Write out the entire listing below exactly as it appears, minus any pictures.

## DATA EXTRACT
------------------------------------------------------------
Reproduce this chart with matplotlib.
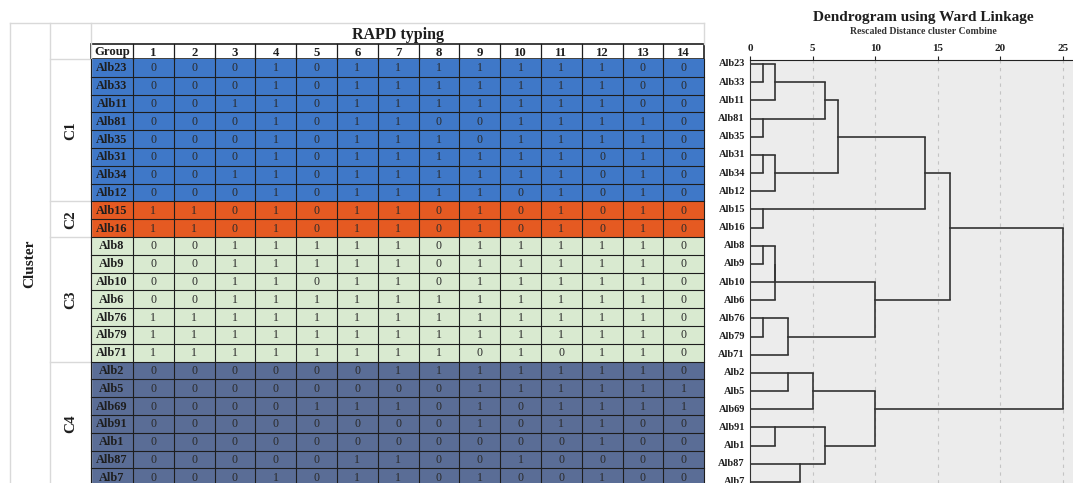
"""RAPD typing table + Ward dendrogram."""
import math

import matplotlib
matplotlib.use("Agg")
import matplotlib.pyplot as plt
from matplotlib.patches import Rectangle

plt.rcParams["font.family"] = ["Liberation Serif", "DejaVu Serif"]

# ---- data -------------------------------------------------------------
groups = ["Alb23", "Alb33", "Alb11", "Alb81", "Alb35", "Alb31", "Alb34", "Alb12",
          "Alb15", "Alb16",
          "Alb8", "Alb9", "Alb10", "Alb6", "Alb76", "Alb79", "Alb71",
          "Alb2", "Alb5", "Alb69", "Alb91", "Alb1", "Alb87", "Alb7"]
cluster_names = ["C1", "C2", "C3", "C4"]
cluster_sizes = [8, 2, 7, 7]
markers = list(range(1, 15))
rapd = [
    "00010111111100", "00010111111100", "00110111111100", "00010110011110",
    "00010111011110", "00010111111010", "00110111111010", "00010111101010",
    "11010110101010", "11010110101010",
    "00111110111110", "00111110111110", "00110110111110", "00111111111110",
    "11111111111110", "11111111111110", "11111111010110",
    "00000011111110", "00000000111111", "00001110101111", "00000000101100",
    "00000000000100", "00000110010000", "00010110100100",
]
# Ward merges: (node_a, node_b, rescaled distance); leaves are 0..23, new clusters 24..
merges = [
    (0, 1, 1), (24, 2, 2), (3, 4, 1), (25, 26, 6), (5, 6, 1), (28, 7, 2),
    (27, 29, 7), (8, 9, 1), (30, 31, 14), (10, 11, 1), (33, 12, 2), (34, 13, 2),
    (14, 15, 1), (36, 16, 3), (35, 37, 10), (32, 38, 16), (17, 18, 3), (40, 19, 5),
    (20, 21, 2), (22, 23, 4), (42, 43, 6), (41, 44, 10), (39, 45, 25),
]
dist_ticks = [0, 5, 10, 15, 20, 25]

# ---- style ------------------------------------------------------------
CLUSTER_COLORS = ["#3f78c8", "#e55a22", "#d9ead0", "#5a6d96"]
FRAME = "#d9d9d9"
INK = "#1e1e1e"
W, H = 1073, 483

fig = plt.figure(figsize=(W / 100, H / 100), dpi=100)
ax = fig.add_axes([0, 0, 1, 1])
ax.set_xlim(0, W)
ax.set_ylim(H, 0)
ax.axis("off")

# table geometry (pixels)
X_CL0, X_CL1, X_GRP = 10, 50, 91
GRP_W, COL_W = 42, 40.8
TOP, HEAD_Y, ROW_Y0, ROW_H = 23, 44, 59, 17.8
X_END = X_GRP + GRP_W + COL_W * len(markers)

# light outer frame
for x in (X_CL0, X_CL1, X_GRP):
    ax.plot([x, x], [TOP, H + 5], color=FRAME, lw=1)
ax.plot([X_CL0, X_END], [TOP, TOP], color=FRAME, lw=1)
ax.plot([X_END, X_END], [TOP, HEAD_Y], color=FRAME, lw=1)
ax.plot([X_CL1, X_GRP], [ROW_Y0, ROW_Y0], color=FRAME, lw=1)

ax.text((X_GRP + X_END) / 2, HEAD_Y - 1, "RAPD typing", ha="center", va="bottom",
        fontsize=11.5, fontweight="bold", color=INK)
ax.text((X_CL0 + X_CL1) / 2, ROW_Y0 + ROW_H * 11.5, "Cluster", rotation=90,
        ha="center", va="center", fontsize=11, fontweight="bold", color=INK)

# header row
col_x = [X_GRP] + [X_GRP + GRP_W + COL_W * i for i in range(len(markers) + 1)]
ax.add_patch(Rectangle((X_GRP, HEAD_Y), X_END - X_GRP, ROW_Y0 - HEAD_Y,
                       facecolor="white", edgecolor=INK, lw=1.2))
ax.text(X_GRP + GRP_W / 2, (HEAD_Y + ROW_Y0) / 2 + 1, "Group", ha="center",
        va="center", fontsize=9.2, fontweight="bold", color=INK)
for i, m in enumerate(markers):
    ax.text(col_x[i + 1] + COL_W / 2, (HEAD_Y + ROW_Y0) / 2 + 1, str(m), ha="center",
            va="center", fontsize=9.2, fontweight="bold", color=INK)
for x in col_x[1:-1]:
    ax.plot([x, x], [HEAD_Y, ROW_Y0], color=INK, lw=0.9)

# body rows
row_color = []
for c, n in zip(CLUSTER_COLORS, cluster_sizes):
    row_color += [c] * n

start = 0
for name, n in zip(cluster_names, cluster_sizes):
    y0 = ROW_Y0 + ROW_H * start
    y1 = ROW_Y0 + ROW_H * (start + n)
    ax.plot([X_CL1, X_GRP], [y1, y1], color=FRAME, lw=1)
    ax.text((X_CL1 + X_GRP) / 2, (y0 + y1) / 2, name, rotation=90, ha="center",
            va="center", fontsize=11, fontweight="bold", color=INK)
    start += n

for r, (g, vals) in enumerate(zip(groups, rapd)):
    y = ROW_Y0 + ROW_H * r
    ax.add_patch(Rectangle((X_GRP, y), X_END - X_GRP, ROW_H,
                           facecolor=row_color[r], edgecolor="none"))
    ax.text(X_GRP + GRP_W / 2, y + ROW_H / 2 + 0.5, g, ha="center", va="center",
            fontsize=8.8, fontweight="bold", color=INK)
    for i, v in enumerate(vals):
        ax.text(col_x[i + 1] + COL_W / 2, y + ROW_H / 2 + 0.5, v, ha="center",
                va="center", fontsize=8.6, color="#2a2a2a")
    ax.plot([X_GRP, X_END], [y + ROW_H, y + ROW_H], color=INK, lw=0.8)
for x in col_x:
    ax.plot([x, x], [ROW_Y0, H + 5], color=INK, lw=0.8)

# ---- dendrogram -------------------------------------------------------
PX_UNIT, ROW_PX, AX_L, AX_T, ROW0 = 12.52, 18.17, 750, 60, 64
dx = fig.add_axes([AX_L / W, 0, (W - AX_L) / W, (H - AX_T) / H])
dx.set_facecolor("#ececec")
dx.set_xlim(0, (W - AX_L) / PX_UNIT)
dx.set_ylim((H - ROW0) / ROW_PX, (AX_T - ROW0) / ROW_PX)
for s in ("right", "bottom"):
    dx.spines[s].set_visible(False)
dx.spines["top"].set_color("#222222")
dx.spines["left"].set_color("#333333")
dx.xaxis.tick_top()
dx.set_xticks(dist_ticks)
dx.set_xticklabels([str(t) for t in dist_ticks], fontsize=8, fontweight="bold")
dx.tick_params(axis="x", length=3, width=0.8, pad=2, colors="#222222")
dx.set_yticks([])
for t in dist_ticks[1:]:
    dx.axvline(t, color="#c4c4c4", lw=0.8, ls=(0, (3, 4)), zorder=0)

n_leaf = len(groups)
row_of = {i: i for i in range(n_leaf)}
height_of = {i: 0 for i in range(n_leaf)}
for k, (a, b, d) in enumerate(merges):
    node = n_leaf + k
    ra, rb = row_of[a], row_of[b]
    dx.plot([d, d], [ra, rb], color="#333333", lw=1.2, solid_capstyle="butt")
    dx.plot([height_of[a], d], [ra, ra], color="#333333", lw=1.2)
    dx.plot([height_of[b], d], [rb, rb], color="#333333", lw=1.2)
    row_of[node] = math.floor((ra + rb) / 2)
    height_of[node] = d

for i, g in enumerate(groups):
    dx.text(-0.4, i, g, ha="right", va="center", fontsize=7.5, fontweight="bold",
            color=INK, clip_on=False)

fig.text(923 / W, 1 - 17 / H, "Dendrogram using Ward Linkage", ha="center",
         va="center", fontsize=11, fontweight="bold", color=INK)
fig.text(923 / W, 1 - 32 / H, "Rescaled Distance cluster Combine", ha="center",
         va="center", fontsize=7, fontweight="bold", color="#333333")

fig.savefig("out.png", dpi=100)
------------------------------------------------------------
## PROBLEM SOLUTION
Reproduce this chart with matplotlib.
"""RAPD typing table + Ward dendrogram."""
import math

import matplotlib
matplotlib.use("Agg")
import matplotlib.pyplot as plt
from matplotlib.patches import Rectangle

plt.rcParams["font.family"] = ["Liberation Serif", "DejaVu Serif"]

# ---- data -------------------------------------------------------------
groups = ["Alb23", "Alb33", "Alb11", "Alb81", "Alb35", "Alb31", "Alb34", "Alb12",
          "Alb15", "Alb16",
          "Alb8", "Alb9", "Alb10", "Alb6", "Alb76", "Alb79", "Alb71",
          "Alb2", "Alb5", "Alb69", "Alb91", "Alb1", "Alb87", "Alb7"]
cluster_names = ["C1", "C2", "C3", "C4"]
cluster_sizes = [8, 2, 7, 7]
markers = list(range(1, 15))
rapd = [
    "00010111111100", "00010111111100", "00110111111100", "00010110011110",
    "00010111011110", "00010111111010", "00110111111010", "00010111101010",
    "11010110101010", "11010110101010",
    "00111110111110", "00111110111110", "00110110111110", "00111111111110",
    "11111111111110", "11111111111110", "11111111010110",
    "00000011111110", "00000000111111", "00001110101111", "00000000101100",
    "00000000000100", "00000110010000", "00010110100100",
]
# Ward merges: (node_a, node_b, rescaled distance); leaves are 0..23, new clusters 24..
merges = [
    (0, 1, 1), (24, 2, 2), (3, 4, 1), (25, 26, 6), (5, 6, 1), (28, 7, 2),
    (27, 29, 7), (8, 9, 1), (30, 31, 14), (10, 11, 1), (33, 12, 2), (34, 13, 2),
    (14, 15, 1), (36, 16, 3), (35, 37, 10), (32, 38, 16), (17, 18, 3), (40, 19, 5),
    (20, 21, 2), (22, 23, 4), (42, 43, 6), (41, 44, 10), (39, 45, 25),
]
dist_ticks = [0, 5, 10, 15, 20, 25]

# ---- style ------------------------------------------------------------
CLUSTER_COLORS = ["#3f78c8", "#e55a22", "#d9ead0", "#5a6d96"]
FRAME = "#d9d9d9"
INK = "#1e1e1e"
W, H = 1073, 483

fig = plt.figure(figsize=(W / 100, H / 100), dpi=100)
ax = fig.add_axes([0, 0, 1, 1])
ax.set_xlim(0, W)
ax.set_ylim(H, 0)
ax.axis("off")

# table geometry (pixels)
X_CL0, X_CL1, X_GRP = 10, 50, 91
GRP_W, COL_W = 42, 40.8
TOP, HEAD_Y, ROW_Y0, ROW_H = 23, 44, 59, 17.8
X_END = X_GRP + GRP_W + COL_W * len(markers)

# light outer frame
for x in (X_CL0, X_CL1, X_GRP):
    ax.plot([x, x], [TOP, H + 5], color=FRAME, lw=1)
ax.plot([X_CL0, X_END], [TOP, TOP], color=FRAME, lw=1)
ax.plot([X_END, X_END], [TOP, HEAD_Y], color=FRAME, lw=1)
ax.plot([X_CL1, X_GRP], [ROW_Y0, ROW_Y0], color=FRAME, lw=1)

ax.text((X_GRP + X_END) / 2, HEAD_Y - 1, "RAPD typing", ha="center", va="bottom",
        fontsize=11.5, fontweight="bold", color=INK)
ax.text((X_CL0 + X_CL1) / 2, ROW_Y0 + ROW_H * 11.5, "Cluster", rotation=90,
        ha="center", va="center", fontsize=11, fontweight="bold", color=INK)

# header row
col_x = [X_GRP] + [X_GRP + GRP_W + COL_W * i for i in range(len(markers) + 1)]
ax.add_patch(Rectangle((X_GRP, HEAD_Y), X_END - X_GRP, ROW_Y0 - HEAD_Y,
                       facecolor="white", edgecolor=INK, lw=1.2))
ax.text(X_GRP + GRP_W / 2, (HEAD_Y + ROW_Y0) / 2 + 1, "Group", ha="center",
        va="center", fontsize=9.2, fontweight="bold", color=INK)
for i, m in enumerate(markers):
    ax.text(col_x[i + 1] + COL_W / 2, (HEAD_Y + ROW_Y0) / 2 + 1, str(m), ha="center",
            va="center", fontsize=9.2, fontweight="bold", color=INK)
for x in col_x[1:-1]:
    ax.plot([x, x], [HEAD_Y, ROW_Y0], color=INK, lw=0.9)

# body rows
row_color = []
for c, n in zip(CLUSTER_COLORS, cluster_sizes):
    row_color += [c] * n

start = 0
for name, n in zip(cluster_names, cluster_sizes):
    y0 = ROW_Y0 + ROW_H * start
    y1 = ROW_Y0 + ROW_H * (start + n)
    ax.plot([X_CL1, X_GRP], [y1, y1], color=FRAME, lw=1)
    ax.text((X_CL1 + X_GRP) / 2, (y0 + y1) / 2, name, rotation=90, ha="center",
            va="center", fontsize=11, fontweight="bold", color=INK)
    start += n

for r, (g, vals) in enumerate(zip(groups, rapd)):
    y = ROW_Y0 + ROW_H * r
    ax.add_patch(Rectangle((X_GRP, y), X_END - X_GRP, ROW_H,
                           facecolor=row_color[r], edgecolor="none"))
    ax.text(X_GRP + GRP_W / 2, y + ROW_H / 2 + 0.5, g, ha="center", va="center",
            fontsize=8.8, fontweight="bold", color=INK)
    for i, v in enumerate(vals):
        ax.text(col_x[i + 1] + COL_W / 2, y + ROW_H / 2 + 0.5, v, ha="center",
                va="center", fontsize=8.6, color="#2a2a2a")
    ax.plot([X_GRP, X_END], [y + ROW_H, y + ROW_H], color=INK, lw=0.8)
for x in col_x:
    ax.plot([x, x], [ROW_Y0, H + 5], color=INK, lw=0.8)

# ---- dendrogram -------------------------------------------------------
PX_UNIT, ROW_PX, AX_L, AX_T, ROW0 = 12.52, 18.17, 750, 60, 64
dx = fig.add_axes([AX_L / W, 0, (W - AX_L) / W, (H - AX_T) / H])
dx.set_facecolor("#ececec")
dx.set_xlim(0, (W - AX_L) / PX_UNIT)
dx.set_ylim((H - ROW0) / ROW_PX, (AX_T - ROW0) / ROW_PX)
for s in ("right", "bottom"):
    dx.spines[s].set_visible(False)
dx.spines["top"].set_color("#222222")
dx.spines["left"].set_color("#333333")
dx.xaxis.tick_top()
dx.set_xticks(dist_ticks)
dx.set_xticklabels([str(t) for t in dist_ticks], fontsize=8, fontweight="bold")
dx.tick_params(axis="x", length=3, width=0.8, pad=2, colors="#222222")
dx.set_yticks([])
for t in dist_ticks[1:]:
    dx.axvline(t, color="#c4c4c4", lw=0.8, ls=(0, (3, 4)), zorder=0)

n_leaf = len(groups)
row_of = {i: i for i in range(n_leaf)}
height_of = {i: 0 for i in range(n_leaf)}
for k, (a, b, d) in enumerate(merges):
    node = n_leaf + k
    ra, rb = row_of[a], row_of[b]
    dx.plot([d, d], [ra, rb], color="#333333", lw=1.2, solid_capstyle="butt")
    dx.plot([height_of[a], d], [ra, ra], color="#333333", lw=1.2)
    dx.plot([height_of[b], d], [rb, rb], color="#333333", lw=1.2)
    row_of[node] = math.floor((ra + rb) / 2)
    height_of[node] = d

for i, g in enumerate(groups):
    dx.text(-0.4, i, g, ha="right", va="center", fontsize=7.5, fontweight="bold",
            color=INK, clip_on=False)

fig.text(923 / W, 1 - 17 / H, "Dendrogram using Ward Linkage", ha="center",
         va="center", fontsize=11, fontweight="bold", color=INK)
fig.text(923 / W, 1 - 32 / H, "Rescaled Distance cluster Combine", ha="center",
         va="center", fontsize=7, fontweight="bold", color="#333333")

fig.savefig("out.png", dpi=100)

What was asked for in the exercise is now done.